I got a question about the construction of Brownian motions. Just to be all on the same page, for me a Brownian motion on a certain probability space $(\Omega, \mathcal{A}, \mathbb{P})$ is a stochastic process $(B_t)_{t \in [0,\infty)}$, i.e. each $B_t$ is a real valued random variable on $\Omega$ such that
(i) $B_0 = 0$ a.s.
(ii) $B(\omega) : [0,\infty) \to \mathbb{R}$ is continuous for almost all $\omega \in \Omega$
(iii) The increments are independent, i.e. let $0\leq t_1< t_2 <...<t_n$, then $B_{t_n} - B_{t_{n-1}},\dots,B_{t_2}-B_{t_1}$ are independent
(iv) For all $0 \leq s < t$ we have $B_t - B_s \sim \mathcal{N}(0,t-s)$.
Now my question is: If I have a sequence of real valued random variables, say $(A_n)_{n \in \mathbb{N}_0}$, which satisfy (i) as well as (iii) and (iv) for all $t,s \in \mathbb{N}_0$, would it be possible to construct a Brownian motion $B$ such that
$B_n = A_n$ for all $n \in \mathbb{N}_0$.

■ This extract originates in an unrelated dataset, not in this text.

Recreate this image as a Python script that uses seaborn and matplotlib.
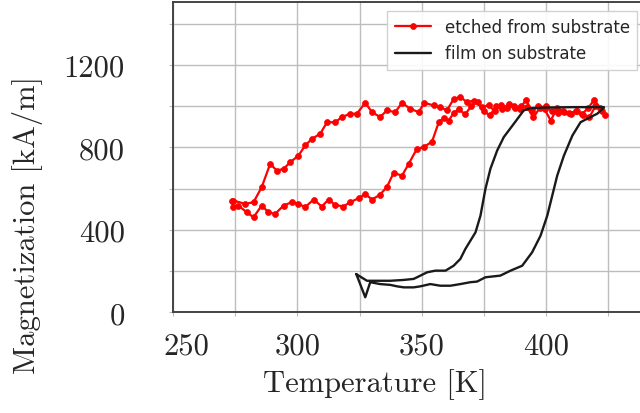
import numpy as np
import pandas as pd
import matplotlib
matplotlib.use('Agg')
import matplotlib.pyplot as plt
from matplotlib.transforms import ScaledTranslation
import seaborn as sns

# red loop: etched film, heating branch then cooling branch
red_temp_heat = [273.8, 274.2, 276.2, 279.6, 282.3, 285.6, 288.3, 291.0, 294.4, 297.7,
                 300.4, 303.1, 306.5, 309.8, 312.5, 315.2, 318.5, 321.2, 324.6, 327.3,
                 330.0, 333.1, 336.0, 338.7, 342.1, 344.8, 348.1, 350.8, 354.2, 356.9,
                 358.9, 360.9, 362.9, 365.0, 367.5, 370.0, 372.5, 375.0, 377.5, 380.0,
                 382.5, 385.0, 387.5, 390.0, 392.5, 395.0, 397.5, 400.0, 402.5, 405.0,
                 407.5, 410.0, 412.5, 415.0, 417.5, 420.0, 422.5, 424.0]
red_mag_heat = [540, 510, 518, 485, 461, 518, 485, 477, 518, 534,
                526, 510, 547, 513, 547, 521, 513, 534, 553, 574,
                547, 569, 607, 676, 663, 720, 793, 801, 828, 922,
                942, 930, 967, 985, 960, 1000, 1020, 975, 955, 1000,
                985, 1010, 990, 1000, 995, 945, 990, 1000, 975, 965,
                970, 960, 975, 955, 945, 1000, 975, 955]
red_temp_cool = [422.0, 419.5, 417.0, 414.5, 412.0, 409.5, 407.0, 404.5, 402.0, 399.5,
                 397.0, 394.5, 392.0, 389.5, 387.0, 384.5, 382.0, 379.5, 377.0, 374.5,
                 371.0, 368.3, 365.6, 362.9, 360.2, 357.5, 354.9, 351.1, 348.8, 345.4,
                 342.1, 339.4, 336.0, 333.3, 330.0, 327.3, 323.9, 321.2, 317.9, 315.2,
                 311.9, 309.2, 305.8, 303.1, 300.4, 297.1, 294.4, 291.7, 289.0, 285.6,
                 282.3, 278.9, 274.2]
red_mag_cool = [990, 1030, 990, 960, 975, 965, 975, 990, 930, 985,
                1000, 975, 1030, 985, 1000, 990, 1005, 975, 1005, 995,
                1027, 1019, 1044, 1035, 979, 995, 1003, 1016, 971, 987,
                1016, 971, 979, 947, 971, 1016, 963, 963, 947, 922,
                922, 866, 841, 809, 760, 728, 696, 687, 720, 607,
                534, 526, 542]

# black loop: film on substrate
black_temp_heat = [323.7, 327.3, 329.3, 333.3, 337.4, 340.1, 342.8, 346.8, 349.5, 353.5,
                   357.5, 361.6, 365.6, 369.6, 372.3, 375.7, 381.7, 385.8, 390.5, 394.5,
                   397.9, 400.6, 402.6, 404.6, 407.3, 410.7, 414.0, 418.0, 420.7, 423.4]
black_mag_heat = [185, 73, 146, 137, 133, 126, 121, 121, 126, 137,
                  129, 129, 137, 146, 149, 170, 178, 202, 226, 291,
                  372, 469, 566, 663, 760, 857, 922, 947, 963, 992]
black_temp_cool = [423.4, 411.4, 400.0, 393.8, 391.1, 387.1, 383.1, 380.4, 377.7, 375.7,
                   373.7, 371.7, 367.6, 365.6, 362.9, 359.6, 355.5, 352.2, 349.5, 346.8,
                   342.8, 337.4, 332.0, 328.0, 323.7]
black_mag_cool = [995, 995, 993, 990, 979, 914, 850, 784, 696, 599,
                  469, 388, 307, 259, 226, 202, 202, 194, 178, 162,
                  157, 153, 153, 153, 185]

x_ticks = [250, 275, 300, 325, 350, 375, 400, 425]
x_labels = ['250', '', '300', '', '350', '', '400', '']
y_ticks = [0, 200, 400, 600, 800, 1000, 1200, 1400]
y_labels = ['0', '', '400', '', '800', '', '1200', '']

red = pd.DataFrame({'T': red_temp_heat + red_temp_cool, 'M': red_mag_heat + red_mag_cool})
black = pd.DataFrame({'T': black_temp_heat + black_temp_cool, 'M': black_mag_heat + black_mag_cool})

sns.set_theme(style='whitegrid')
plt.rcParams['font.family'] = ['cmr10', 'DejaVu Serif']
plt.rcParams['axes.formatter.use_mathtext'] = True

fig = plt.figure(figsize=(6.4, 4.14), dpi=100)
ax = fig.add_axes([0.2708, 0.2432, 0.75, 0.7496])

sns.lineplot(data=red, x='T', y='M', sort=False, estimator=None, color='#ff0000',
             marker='o', markersize=4.3, markeredgecolor='#ff0000', markeredgewidth=0.5,
             linewidth=1.6, label='etched from substrate', ax=ax)
sns.lineplot(data=black, x='T', y='M', sort=False, estimator=None, color='#1a1a1a',
             linewidth=1.7, label='film on substrate', ax=ax)

ax.set_xlim(250, 443.3)
ax.set_ylim(0, 1505)
ax.set_xticks(x_ticks)
ax.set_xticklabels(x_labels)
ax.set_yticks(y_ticks)
ax.set_yticklabels(y_labels)
ax.tick_params(axis='both', labelsize=22, length=3, width=0.8, color='#bbbbbb', bottom=True, left=True)
ax.tick_params(axis='x', pad=11)
ax.tick_params(axis='y', pad=32)
ax.grid(True, color='#bdbdbd', linewidth=1.0)
ax.set_axisbelow(True)
for s in ax.spines.values():
    s.set_color('#444444')
    s.set_linewidth(1.4)

# the first x label sits a little right of its tick in the original
first = ax.get_xticklabels()[0]
first.set_transform(first.get_transform() + ScaledTranslation(0.13, 0, fig.dpi_scale_trans))

ax.set_xlabel('Temperature [K]', fontsize=22)
ax.set_ylabel('Magnetization [kA/m]', fontsize=22)
ax.xaxis.label.set_va('center')
ax.yaxis.label.set_va('center')
ax.xaxis.set_label_coords(0.42, -0.228)
ax.yaxis.set_label_coords(-0.303, 0.285)

leg = ax.legend(loc='upper right', bbox_to_anchor=(0.996, 0.972), bbox_transform=fig.transFigure,
                borderaxespad=0, prop={'family': 'DejaVu Sans', 'size': 12}, frameon=True,
                fancybox=False, handlelength=2.2, borderpad=0.45, labelspacing=0.5)
leg.get_frame().set_edgecolor('#cccccc')
leg.get_frame().set_alpha(0.9)

fig.savefig('out.png', dpi=100)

My idea would be to interpolate linearly between $A_n$ and $A_{n+1}$ to obtain values for $B_t$ with $t \in (n, n+1)$. I.e.
$B_t = (1 - (\lceil t \rceil - t)) B_{\lfloor t \rfloor} + (\lceil t \rceil - t) B_{\lceil t \rceil}$
if we consider $\lceil n \rceil = n = \lfloor n \rfloor$ for integer values. Does that work or am I missing something here?